I'm currently maintaining a Delphi system that was built as Bart said. "Why care about maintainability? Let's just make this work!". Bottom line: now, all the logic is spread across different buttons, menu entries, etc. So, when you're going to change the validation of a given field, you have to check: all of the textbox's events, the "save" button for the given record, the "save" button for a global record, the "print" button (the data needs to be validated before it's printed), the "upload data" button, etc.
Bart: I think your problem is that you don't really know what the term "beautiful code" means (yet).

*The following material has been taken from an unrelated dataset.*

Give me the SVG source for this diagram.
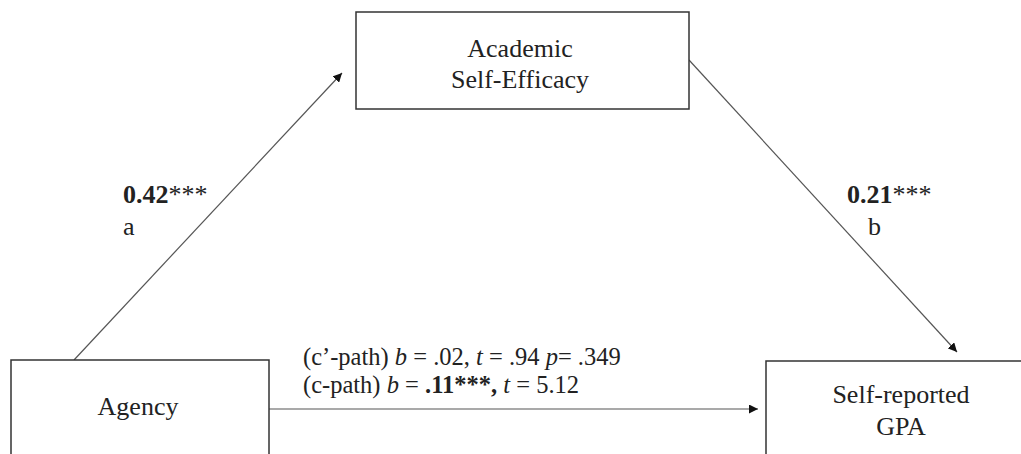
<svg xmlns="http://www.w3.org/2000/svg" width="1021" height="454" viewBox="0 0 1021 454">
<style>
  .box { fill: #fff; stroke: #333; stroke-width: 1.5; }
  .t { font-family: "Liberation Serif", "Times New Roman", serif; font-size: 26px; fill: #222; }
  .lbl { font-family: "Liberation Serif", "Times New Roman", serif; font-size: 24.5px; fill: #222; }
  .edge { stroke: #555; stroke-width: 1.2; fill: none; marker-end: url(#arr); }
</style>
<defs>
  <marker id="arr" viewBox="0 0 10 10" refX="10" refY="5" markerWidth="9" markerHeight="9" markerUnits="userSpaceOnUse" orient="auto">
    <path d="M0,0 L10,5 L0,10 z" fill="#111"/>
  </marker>
</defs>
<rect width="1021" height="454" fill="#fff"/>
<g id="connectors">
  <line class="edge" x1="74" y1="360" x2="342" y2="73"/>
  <line class="edge" x1="689" y1="60" x2="957" y2="352"/>
  <line class="edge" x1="269" y1="409" x2="758" y2="409"/>
</g>
<g id="node-ase">
  <rect class="box" x="356" y="12" width="333" height="97"/>
  <text class="t" x="520" y="57" text-anchor="middle">Academic</text>
  <text class="t" x="520" y="88" text-anchor="middle">Self-Efficacy</text>
</g>
<g id="node-agency">
  <rect class="box" x="11" y="360" width="258" height="110"/>
  <text class="t" x="138" y="415" text-anchor="middle">Agency</text>
</g>
<g id="node-gpa">
  <rect class="box" x="766" y="361" width="280" height="110"/>
  <text class="t" x="901" y="403" text-anchor="middle">Self-reported</text>
  <text class="t" x="901" y="435" text-anchor="middle">GPA</text>
</g>
<g id="labels">
  <text class="t" x="123" y="203"><tspan font-weight="bold">0.42</tspan>***</text>
  <text class="t" x="123" y="235">a</text>
  <text class="t" x="847" y="203"><tspan font-weight="bold">0.21</tspan>***</text>
  <text class="t" x="868" y="235">b</text>
  <text class="lbl" x="303" y="365">(c’-path) <tspan font-style="italic">b</tspan> = .02, <tspan font-style="italic">t</tspan> = .94 <tspan font-style="italic">p</tspan>= .349</text>
  <text class="lbl" x="303" y="393">(c-path) <tspan font-style="italic">b</tspan> = <tspan font-weight="bold">.11***,</tspan> <tspan font-style="italic">t</tspan> = 5.12</text>
</g>
</svg>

It does not mean beautiful as in "a beautiful rokoko painting, with lots of useless but pretty details". At least as I understand the term, it means something like in "a beautiful mathematical proof", which has two main qualities: 1. It's short and 2. its obviously correct. (In that sense, Carmac's 1/sqrt-implmentation is exceedingly ugly, and the only reason to build something like that is that you timed, with a profiler, that 1/sqrt is a bottleneck in your absolutely performance-critical appllication.)
But, to be honest, it took me some time to figure that out myself, too ;-)
Also, what the hell is Esitmated?
Shannon: A typo....?
In mathematics, there is a phenomenon where, as an area is better understood, the best proofs of a given theorem get shorter and easier to understand. The same is true for code. As you understand the requirements and algorithms better, the code gets simpler.